■ DIRECTIVE ■
Return all of the lines below exactly as they are.

■ DATA PROVIDED ■
################

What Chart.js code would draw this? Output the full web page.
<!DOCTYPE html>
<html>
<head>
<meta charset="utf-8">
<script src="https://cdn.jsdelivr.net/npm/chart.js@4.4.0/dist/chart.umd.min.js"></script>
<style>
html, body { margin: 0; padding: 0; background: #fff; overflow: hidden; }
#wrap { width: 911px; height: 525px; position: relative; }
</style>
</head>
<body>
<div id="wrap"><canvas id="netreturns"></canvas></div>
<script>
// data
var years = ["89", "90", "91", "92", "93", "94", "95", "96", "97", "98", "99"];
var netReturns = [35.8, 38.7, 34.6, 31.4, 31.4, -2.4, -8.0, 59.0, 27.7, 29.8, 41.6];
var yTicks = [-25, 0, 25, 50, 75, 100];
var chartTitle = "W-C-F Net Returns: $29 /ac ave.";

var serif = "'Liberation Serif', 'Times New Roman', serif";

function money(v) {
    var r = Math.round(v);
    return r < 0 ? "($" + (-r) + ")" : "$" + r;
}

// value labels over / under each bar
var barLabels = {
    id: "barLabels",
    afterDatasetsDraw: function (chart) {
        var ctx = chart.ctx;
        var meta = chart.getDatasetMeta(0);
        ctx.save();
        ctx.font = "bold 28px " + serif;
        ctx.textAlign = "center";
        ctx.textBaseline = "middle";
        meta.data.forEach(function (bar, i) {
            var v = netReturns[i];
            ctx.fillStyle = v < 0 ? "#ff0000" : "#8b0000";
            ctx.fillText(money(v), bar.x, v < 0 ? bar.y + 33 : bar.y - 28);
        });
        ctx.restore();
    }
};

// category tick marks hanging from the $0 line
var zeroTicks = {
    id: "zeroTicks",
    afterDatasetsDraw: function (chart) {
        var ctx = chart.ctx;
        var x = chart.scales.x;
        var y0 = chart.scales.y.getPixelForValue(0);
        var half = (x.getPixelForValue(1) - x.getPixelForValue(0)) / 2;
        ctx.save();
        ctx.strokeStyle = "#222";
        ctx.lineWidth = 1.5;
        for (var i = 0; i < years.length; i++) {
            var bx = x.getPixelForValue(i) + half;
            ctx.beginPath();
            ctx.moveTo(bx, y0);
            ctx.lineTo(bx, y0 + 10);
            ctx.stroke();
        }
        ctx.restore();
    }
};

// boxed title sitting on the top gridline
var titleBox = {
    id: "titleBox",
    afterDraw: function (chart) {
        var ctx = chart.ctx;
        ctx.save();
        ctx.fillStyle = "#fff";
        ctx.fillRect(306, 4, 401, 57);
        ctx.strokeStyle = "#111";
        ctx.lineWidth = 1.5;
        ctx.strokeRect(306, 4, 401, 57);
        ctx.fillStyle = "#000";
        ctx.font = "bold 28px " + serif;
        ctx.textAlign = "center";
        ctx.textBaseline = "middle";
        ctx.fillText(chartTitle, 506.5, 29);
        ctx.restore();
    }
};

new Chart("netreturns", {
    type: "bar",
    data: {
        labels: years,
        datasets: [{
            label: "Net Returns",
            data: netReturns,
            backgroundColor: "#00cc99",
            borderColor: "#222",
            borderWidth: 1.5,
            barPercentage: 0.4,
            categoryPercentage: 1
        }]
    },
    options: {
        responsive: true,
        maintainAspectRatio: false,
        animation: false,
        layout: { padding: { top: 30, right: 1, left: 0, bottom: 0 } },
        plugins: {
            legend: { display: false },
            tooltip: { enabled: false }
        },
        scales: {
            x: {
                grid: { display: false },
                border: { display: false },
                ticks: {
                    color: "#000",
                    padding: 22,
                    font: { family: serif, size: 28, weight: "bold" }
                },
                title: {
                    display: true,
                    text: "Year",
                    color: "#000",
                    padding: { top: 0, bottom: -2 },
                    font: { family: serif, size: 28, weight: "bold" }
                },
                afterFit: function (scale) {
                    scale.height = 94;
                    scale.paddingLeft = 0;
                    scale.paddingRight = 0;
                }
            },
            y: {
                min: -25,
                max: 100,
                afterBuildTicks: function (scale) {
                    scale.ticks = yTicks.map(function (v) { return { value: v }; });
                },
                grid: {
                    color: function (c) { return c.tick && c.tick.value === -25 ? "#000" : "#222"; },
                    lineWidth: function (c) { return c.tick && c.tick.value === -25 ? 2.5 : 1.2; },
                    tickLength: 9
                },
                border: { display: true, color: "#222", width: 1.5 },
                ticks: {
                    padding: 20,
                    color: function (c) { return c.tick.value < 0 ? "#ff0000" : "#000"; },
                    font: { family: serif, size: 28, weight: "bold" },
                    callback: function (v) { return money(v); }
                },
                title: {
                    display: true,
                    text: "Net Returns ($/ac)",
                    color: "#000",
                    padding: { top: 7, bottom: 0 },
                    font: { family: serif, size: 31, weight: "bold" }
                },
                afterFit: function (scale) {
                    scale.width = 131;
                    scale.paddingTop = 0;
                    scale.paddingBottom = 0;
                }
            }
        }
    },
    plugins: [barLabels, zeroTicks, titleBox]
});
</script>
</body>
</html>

################

■ RESULT OF THIS TASK ■
What Chart.js code would draw this? Output the full web page.
<!DOCTYPE html>
<html>
<head>
<meta charset="utf-8">
<script src="https://cdn.jsdelivr.net/npm/chart.js@4.4.0/dist/chart.umd.min.js"></script>
<style>
html, body { margin: 0; padding: 0; background: #fff; overflow: hidden; }
#wrap { width: 911px; height: 525px; position: relative; }
</style>
</head>
<body>
<div id="wrap"><canvas id="netreturns"></canvas></div>
<script>
// data
var years = ["89", "90", "91", "92", "93", "94", "95", "96", "97", "98", "99"];
var netReturns = [35.8, 38.7, 34.6, 31.4, 31.4, -2.4, -8.0, 59.0, 27.7, 29.8, 41.6];
var yTicks = [-25, 0, 25, 50, 75, 100];
var chartTitle = "W-C-F Net Returns: $29 /ac ave.";

var serif = "'Liberation Serif', 'Times New Roman', serif";

function money(v) {
    var r = Math.round(v);
    return r < 0 ? "($" + (-r) + ")" : "$" + r;
}

// value labels over / under each bar
var barLabels = {
    id: "barLabels",
    afterDatasetsDraw: function (chart) {
        var ctx = chart.ctx;
        var meta = chart.getDatasetMeta(0);
        ctx.save();
        ctx.font = "bold 28px " + serif;
        ctx.textAlign = "center";
        ctx.textBaseline = "middle";
        meta.data.forEach(function (bar, i) {
            var v = netReturns[i];
            ctx.fillStyle = v < 0 ? "#ff0000" : "#8b0000";
            ctx.fillText(money(v), bar.x, v < 0 ? bar.y + 33 : bar.y - 28);
        });
        ctx.restore();
    }
};

// category tick marks hanging from the $0 line
var zeroTicks = {
    id: "zeroTicks",
    afterDatasetsDraw: function (chart) {
        var ctx = chart.ctx;
        var x = chart.scales.x;
        var y0 = chart.scales.y.getPixelForValue(0);
        var half = (x.getPixelForValue(1) - x.getPixelForValue(0)) / 2;
        ctx.save();
        ctx.strokeStyle = "#222";
        ctx.lineWidth = 1.5;
        for (var i = 0; i < years.length; i++) {
            var bx = x.getPixelForValue(i) + half;
            ctx.beginPath();
            ctx.moveTo(bx, y0);
            ctx.lineTo(bx, y0 + 10);
            ctx.stroke();
        }
        ctx.restore();
    }
};

// boxed title sitting on the top gridline
var titleBox = {
    id: "titleBox",
    afterDraw: function (chart) {
        var ctx = chart.ctx;
        ctx.save();
        ctx.fillStyle = "#fff";
        ctx.fillRect(306, 4, 401, 57);
        ctx.strokeStyle = "#111";
        ctx.lineWidth = 1.5;
        ctx.strokeRect(306, 4, 401, 57);
        ctx.fillStyle = "#000";
        ctx.font = "bold 28px " + serif;
        ctx.textAlign = "center";
        ctx.textBaseline = "middle";
        ctx.fillText(chartTitle, 506.5, 29);
        ctx.restore();
    }
};

new Chart("netreturns", {
    type: "bar",
    data: {
        labels: years,
        datasets: [{
            label: "Net Returns",
            data: netReturns,
            backgroundColor: "#00cc99",
            borderColor: "#222",
            borderWidth: 1.5,
            barPercentage: 0.4,
            categoryPercentage: 1
        }]
    },
    options: {
        responsive: true,
        maintainAspectRatio: false,
        animation: false,
        layout: { padding: { top: 30, right: 1, left: 0, bottom: 0 } },
        plugins: {
            legend: { display: false },
            tooltip: { enabled: false }
        },
        scales: {
            x: {
                grid: { display: false },
                border: { display: false },
                ticks: {
                    color: "#000",
                    padding: 22,
                    font: { family: serif, size: 28, weight: "bold" }
                },
                title: {
                    display: true,
                    text: "Year",
                    color: "#000",
                    padding: { top: 0, bottom: -2 },
                    font: { family: serif, size: 28, weight: "bold" }
                },
                afterFit: function (scale) {
                    scale.height = 94;
                    scale.paddingLeft = 0;
                    scale.paddingRight = 0;
                }
            },
            y: {
                min: -25,
                max: 100,
                afterBuildTicks: function (scale) {
                    scale.ticks = yTicks.map(function (v) { return { value: v }; });
                },
                grid: {
                    color: function (c) { return c.tick && c.tick.value === -25 ? "#000" : "#222"; },
                    lineWidth: function (c) { return c.tick && c.tick.value === -25 ? 2.5 : 1.2; },
                    tickLength: 9
                },
                border: { display: true, color: "#222", width: 1.5 },
                ticks: {
                    padding: 20,
                    color: function (c) { return c.tick.value < 0 ? "#ff0000" : "#000"; },
                    font: { family: serif, size: 28, weight: "bold" },
                    callback: function (v) { return money(v); }
                },
                title: {
                    display: true,
                    text: "Net Returns ($/ac)",
                    color: "#000",
                    padding: { top: 7, bottom: 0 },
                    font: { family: serif, size: 31, weight: "bold" }
                },
                afterFit: function (scale) {
                    scale.width = 131;
                    scale.paddingTop = 0;
                    scale.paddingBottom = 0;
                }
            }
        }
    },
    plugins: [barLabels, zeroTicks, titleBox]
});
</script>
</body>
</html>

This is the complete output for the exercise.